- **Extracted data**:
START

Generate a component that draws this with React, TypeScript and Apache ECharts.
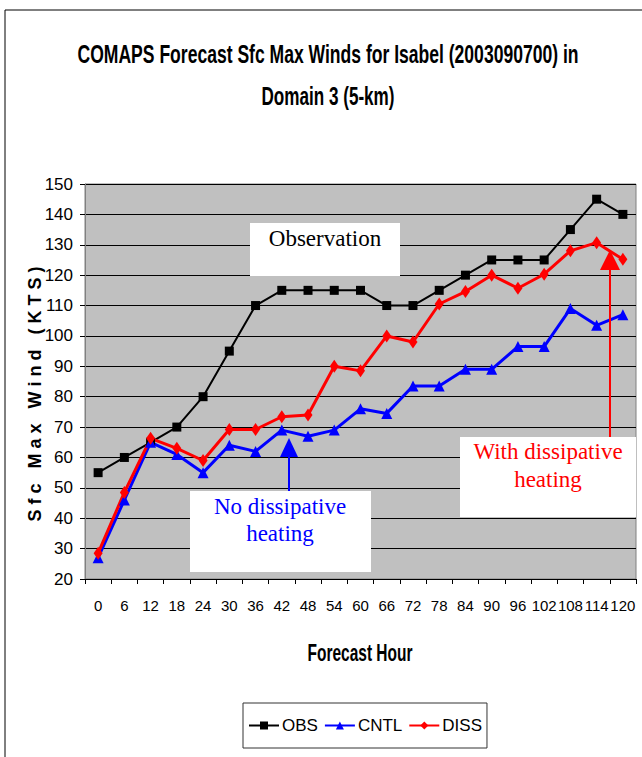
import React, { useEffect, useRef } from "react";
import * as echarts from "echarts";

const hours = ["0","6","12","18","24","30","36","42","48","54","60","66","72","78","84","90","96","102","108","114","120"];
const obs = [55, 60, 65, 70, 80, 95, 110, 115, 115, 115, 115, 110, 110, 115, 120, 125, 125, 125, 135, 145, 140];
const cntl = [27, 46, 65, 61, 55, 64, 62, 69, 67, 69, 76, 74.5, 83.5, 83.5, 89, 89, 96.5, 96.5, 109, 103.5, 107];
const diss = [28.5, 48.5, 66.3, 63, 59, 69.2, 69.2, 73.4, 74, 90, 88.5, 100, 98, 110.5, 114.6, 120, 115.7, 120.3, 128, 130.7, 125.2];

const titleLines = ["COMAPS Forecast Sfc Max Winds for Isabel (2003090700) in", "Domain 3 (5-km)"];
const yName = "S f c   M a x   W i n d   ( K T S )";
const xName = "Forecast Hour";

const SANS = "'Liberation Sans', Arial, sans-serif";
const SERIF = "'Liberation Serif', 'Times New Roman', serif";

function fitScale(text: string, font: string, target: number): number {
  const ctx = document.createElement("canvas").getContext("2d")!;
  ctx.font = font;
  const w = ctx.measureText(text).width;
  return w > 0 ? target / w : 1;
}

export default function App() {
  const ref = useRef<HTMLDivElement>(null);
  useEffect(() => {
    const chart = echarts.init(ref.current!, null, { renderer: "svg" });
    const tFont = "bold 26px 'Liberation Sans'";
    const s1 = fitScale(titleLines[0], tFont, 501);
    const s2 = fitScale(titleLines[1], tFont, 133);
    const yFont = "bold 19px 'Liberation Sans'";
    const sy = fitScale(yName, yFont, 255);
    const xFont = "bold 23px 'Liberation Sans'";
    const sx = fitScale(xName, xFont, 105);
    chart.setOption({
      animation: false,
      backgroundColor: "#ffffff",
      grid: {
        left: 85, top: 184, right: 6, bottom: 178,
        show: true, backgroundColor: "#c0c0c0", borderColor: "#808080", borderWidth: 1,
      },
      legend: {
        left: 243, top: 703, width: 235, height: 49,
        padding: [14, 5, 14, 5],
        backgroundColor: "#fff", borderColor: "#333", borderWidth: 1,
        itemWidth: 30, itemHeight: 10, itemGap: 6,
        textStyle: { fontFamily: SANS, fontSize: 17, color: "#000", padding: [0, 0, 0, -2] },
        data: ["OBS", "CNTL", "DISS"],
      },
      xAxis: {
        type: "category",
        data: hours,
        boundaryGap: true,
        axisLine: { lineStyle: { color: "#000", width: 1 } },
        axisTick: { show: true, alignWithLabel: false, length: 5, lineStyle: { color: "#000" } },
        axisLabel: { fontFamily: SANS, fontSize: 15, color: "#000", margin: 19, interval: 0 },
      },
      yAxis: {
        type: "value",
        min: 20, max: 150, interval: 10,
        axisLine: { show: true, lineStyle: { color: "#808080", width: 1 } },
        axisTick: { show: true, inside: false, length: 5, lineStyle: { color: "#000" } },
        axisLabel: { fontFamily: SANS, fontSize: 17, color: "#000", margin: 12 },
        splitLine: { show: true, lineStyle: { color: "#000", width: 1 } },
      },
      series: [
        {
          name: "OBS", type: "line", data: obs, color: "#000",
          symbol: "rect", symbolSize: 9, showAllSymbol: true,
          lineStyle: { color: "#000", width: 2 },
          itemStyle: { color: "#000" },
        },
        {
          name: "CNTL", type: "line", data: cntl, color: "#0000ff",
          symbol: "triangle", symbolSize: 11, showAllSymbol: true,
          lineStyle: { color: "#0000ff", width: 3 },
          itemStyle: { color: "#0000ff" },
        },
        {
          name: "DISS", type: "line", data: diss, color: "#ff0000",
          symbol: "diamond", symbolSize: [9, 13], showAllSymbol: true,
          lineStyle: { color: "#ff0000", width: 3 },
          itemStyle: { color: "#ff0000" },
        },
      ],
      graphic: [
        { type: "rect", z: 0, silent: true, shape: { x: 5, y: 10, width: 800, height: 900 }, style: { fill: "none", stroke: "#000", lineWidth: 1 } },
        { type: "text", z: 10, x: 328, y: 54, scaleX: s1, style: { text: titleLines[0], fontFamily: SANS, fontWeight: "bold", fontSize: 26, fill: "#000", textAlign: "center", textVerticalAlign: "middle" } },
        { type: "text", z: 10, x: 328, y: 96, scaleX: s2, style: { text: titleLines[1], fontFamily: SANS, fontWeight: "bold", fontSize: 26, fill: "#000", textAlign: "center", textVerticalAlign: "middle" } },
        {
          type: "text", z: 10, x: 34, y: 394, rotation: Math.PI / 2, scaleX: sy,
          style: { text: yName, fontFamily: SANS, fontWeight: "bold", fontSize: 19, fill: "#000", textAlign: "center", textVerticalAlign: "middle" },
        },
        { type: "text", z: 10, x: 360, y: 653, scaleX: sx, style: { text: xName, fontFamily: SANS, fontWeight: "bold", fontSize: 23, fill: "#000", textAlign: "center", textVerticalAlign: "middle" } },
        { type: "rect", z: 10, shape: { x: 250, y: 223, width: 150, height: 53 }, style: { fill: "#fff" } },
        { type: "text", z: 11, x: 325, y: 238, style: { text: "Observation", fontFamily: SERIF, fontSize: 23, fill: "#000", textAlign: "center", textVerticalAlign: "middle" } },
        { type: "rect", z: 10, shape: { x: 190, y: 491, width: 181, height: 81 }, style: { fill: "#fff" } },
        { type: "text", z: 11, x: 280, y: 520, style: { text: "No dissipative\nheating", fontFamily: SERIF, fontSize: 23, lineHeight: 27, fill: "#0000ff", textAlign: "center", textVerticalAlign: "middle" } },
        { type: "line", z: 11, shape: { x1: 289, y1: 455, x2: 289, y2: 491 }, style: { stroke: "#0000ff", lineWidth: 2 } },
        { type: "polygon", z: 11, shape: { points: [[289, 438], [280, 457], [298, 457]] }, style: { fill: "#0000ff" } },
        { type: "rect", z: 10, shape: { x: 460, y: 437, width: 176, height: 80 }, style: { fill: "#fff" } },
        { type: "text", z: 11, x: 548, y: 465, style: { text: "With dissipative\nheating", fontFamily: SERIF, fontSize: 23, lineHeight: 28, fill: "#ff0000", textAlign: "center", textVerticalAlign: "middle" } },
        { type: "line", z: 11, shape: { x1: 610, y1: 268, x2: 610, y2: 437 }, style: { stroke: "#ff0000", lineWidth: 2 } },
        { type: "polygon", z: 11, shape: { points: [[610, 250], [600, 270], [620, 270]] }, style: { fill: "#ff0000" } },
      ],
    });
    return () => chart.dispose();
  }, []);
  return <div ref={ref} style={{ width: 642, height: 757, position: "absolute", left: 0, top: 0 }} />;
}
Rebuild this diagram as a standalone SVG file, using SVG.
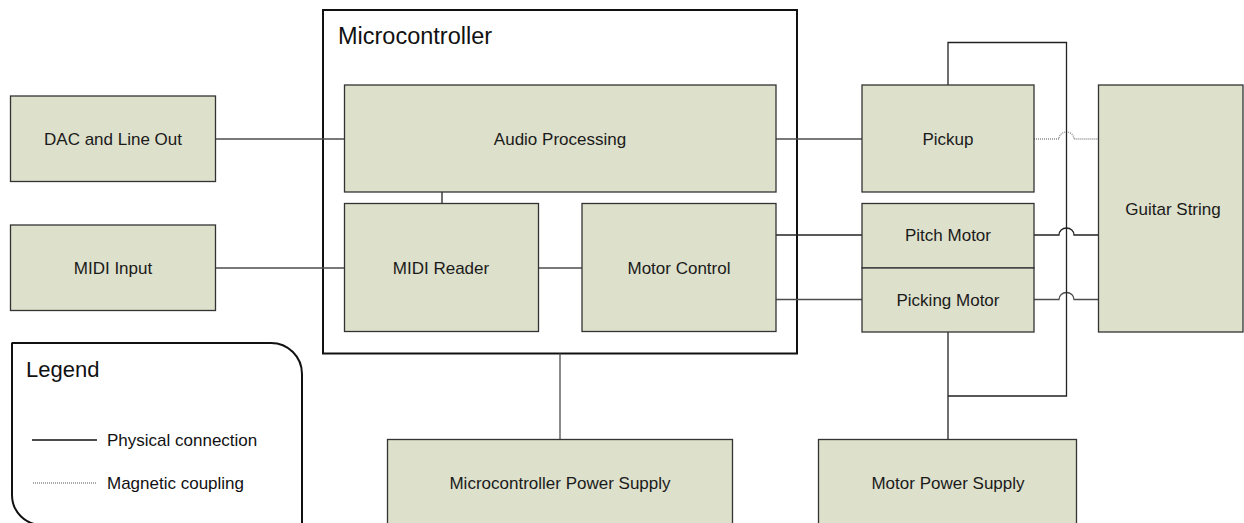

END

- **Task to complete**:
Repeat each record exactly as shown above, dropping all images.

- **Task result**:
Generate a component that draws this with React, TypeScript and Apache ECharts.
import React, { useEffect, useRef } from "react";
import * as echarts from "echarts";

const hours = ["0","6","12","18","24","30","36","42","48","54","60","66","72","78","84","90","96","102","108","114","120"];
const obs = [55, 60, 65, 70, 80, 95, 110, 115, 115, 115, 115, 110, 110, 115, 120, 125, 125, 125, 135, 145, 140];
const cntl = [27, 46, 65, 61, 55, 64, 62, 69, 67, 69, 76, 74.5, 83.5, 83.5, 89, 89, 96.5, 96.5, 109, 103.5, 107];
const diss = [28.5, 48.5, 66.3, 63, 59, 69.2, 69.2, 73.4, 74, 90, 88.5, 100, 98, 110.5, 114.6, 120, 115.7, 120.3, 128, 130.7, 125.2];

const titleLines = ["COMAPS Forecast Sfc Max Winds for Isabel (2003090700) in", "Domain 3 (5-km)"];
const yName = "S f c   M a x   W i n d   ( K T S )";
const xName = "Forecast Hour";

const SANS = "'Liberation Sans', Arial, sans-serif";
const SERIF = "'Liberation Serif', 'Times New Roman', serif";

function fitScale(text: string, font: string, target: number): number {
  const ctx = document.createElement("canvas").getContext("2d")!;
  ctx.font = font;
  const w = ctx.measureText(text).width;
  return w > 0 ? target / w : 1;
}

export default function App() {
  const ref = useRef<HTMLDivElement>(null);
  useEffect(() => {
    const chart = echarts.init(ref.current!, null, { renderer: "svg" });
    const tFont = "bold 26px 'Liberation Sans'";
    const s1 = fitScale(titleLines[0], tFont, 501);
    const s2 = fitScale(titleLines[1], tFont, 133);
    const yFont = "bold 19px 'Liberation Sans'";
    const sy = fitScale(yName, yFont, 255);
    const xFont = "bold 23px 'Liberation Sans'";
    const sx = fitScale(xName, xFont, 105);
    chart.setOption({
      animation: false,
      backgroundColor: "#ffffff",
      grid: {
        left: 85, top: 184, right: 6, bottom: 178,
        show: true, backgroundColor: "#c0c0c0", borderColor: "#808080", borderWidth: 1,
      },
      legend: {
        left: 243, top: 703, width: 235, height: 49,
        padding: [14, 5, 14, 5],
        backgroundColor: "#fff", borderColor: "#333", borderWidth: 1,
        itemWidth: 30, itemHeight: 10, itemGap: 6,
        textStyle: { fontFamily: SANS, fontSize: 17, color: "#000", padding: [0, 0, 0, -2] },
        data: ["OBS", "CNTL", "DISS"],
      },
      xAxis: {
        type: "category",
        data: hours,
        boundaryGap: true,
        axisLine: { lineStyle: { color: "#000", width: 1 } },
        axisTick: { show: true, alignWithLabel: false, length: 5, lineStyle: { color: "#000" } },
        axisLabel: { fontFamily: SANS, fontSize: 15, color: "#000", margin: 19, interval: 0 },
      },
      yAxis: {
        type: "value",
        min: 20, max: 150, interval: 10,
        axisLine: { show: true, lineStyle: { color: "#808080", width: 1 } },
        axisTick: { show: true, inside: false, length: 5, lineStyle: { color: "#000" } },
        axisLabel: { fontFamily: SANS, fontSize: 17, color: "#000", margin: 12 },
        splitLine: { show: true, lineStyle: { color: "#000", width: 1 } },
      },
      series: [
        {
          name: "OBS", type: "line", data: obs, color: "#000",
          symbol: "rect", symbolSize: 9, showAllSymbol: true,
          lineStyle: { color: "#000", width: 2 },
          itemStyle: { color: "#000" },
        },
        {
          name: "CNTL", type: "line", data: cntl, color: "#0000ff",
          symbol: "triangle", symbolSize: 11, showAllSymbol: true,
          lineStyle: { color: "#0000ff", width: 3 },
          itemStyle: { color: "#0000ff" },
        },
        {
          name: "DISS", type: "line", data: diss, color: "#ff0000",
          symbol: "diamond", symbolSize: [9, 13], showAllSymbol: true,
          lineStyle: { color: "#ff0000", width: 3 },
          itemStyle: { color: "#ff0000" },
        },
      ],
      graphic: [
        { type: "rect", z: 0, silent: true, shape: { x: 5, y: 10, width: 800, height: 900 }, style: { fill: "none", stroke: "#000", lineWidth: 1 } },
        { type: "text", z: 10, x: 328, y: 54, scaleX: s1, style: { text: titleLines[0], fontFamily: SANS, fontWeight: "bold", fontSize: 26, fill: "#000", textAlign: "center", textVerticalAlign: "middle" } },
        { type: "text", z: 10, x: 328, y: 96, scaleX: s2, style: { text: titleLines[1], fontFamily: SANS, fontWeight: "bold", fontSize: 26, fill: "#000", textAlign: "center", textVerticalAlign: "middle" } },
        {
          type: "text", z: 10, x: 34, y: 394, rotation: Math.PI / 2, scaleX: sy,
          style: { text: yName, fontFamily: SANS, fontWeight: "bold", fontSize: 19, fill: "#000", textAlign: "center", textVerticalAlign: "middle" },
        },
        { type: "text", z: 10, x: 360, y: 653, scaleX: sx, style: { text: xName, fontFamily: SANS, fontWeight: "bold", fontSize: 23, fill: "#000", textAlign: "center", textVerticalAlign: "middle" } },
        { type: "rect", z: 10, shape: { x: 250, y: 223, width: 150, height: 53 }, style: { fill: "#fff" } },
        { type: "text", z: 11, x: 325, y: 238, style: { text: "Observation", fontFamily: SERIF, fontSize: 23, fill: "#000", textAlign: "center", textVerticalAlign: "middle" } },
        { type: "rect", z: 10, shape: { x: 190, y: 491, width: 181, height: 81 }, style: { fill: "#fff" } },
        { type: "text", z: 11, x: 280, y: 520, style: { text: "No dissipative\nheating", fontFamily: SERIF, fontSize: 23, lineHeight: 27, fill: "#0000ff", textAlign: "center", textVerticalAlign: "middle" } },
        { type: "line", z: 11, shape: { x1: 289, y1: 455, x2: 289, y2: 491 }, style: { stroke: "#0000ff", lineWidth: 2 } },
        { type: "polygon", z: 11, shape: { points: [[289, 438], [280, 457], [298, 457]] }, style: { fill: "#0000ff" } },
        { type: "rect", z: 10, shape: { x: 460, y: 437, width: 176, height: 80 }, style: { fill: "#fff" } },
        { type: "text", z: 11, x: 548, y: 465, style: { text: "With dissipative\nheating", fontFamily: SERIF, fontSize: 23, lineHeight: 28, fill: "#ff0000", textAlign: "center", textVerticalAlign: "middle" } },
        { type: "line", z: 11, shape: { x1: 610, y1: 268, x2: 610, y2: 437 }, style: { stroke: "#ff0000", lineWidth: 2 } },
        { type: "polygon", z: 11, shape: { points: [[610, 250], [600, 270], [620, 270]] }, style: { fill: "#ff0000" } },
      ],
    });
    return () => chart.dispose();
  }, []);
  return <div ref={ref} style={{ width: 642, height: 757, position: "absolute", left: 0, top: 0 }} />;
}
Rebuild this diagram as a standalone SVG file, using SVG.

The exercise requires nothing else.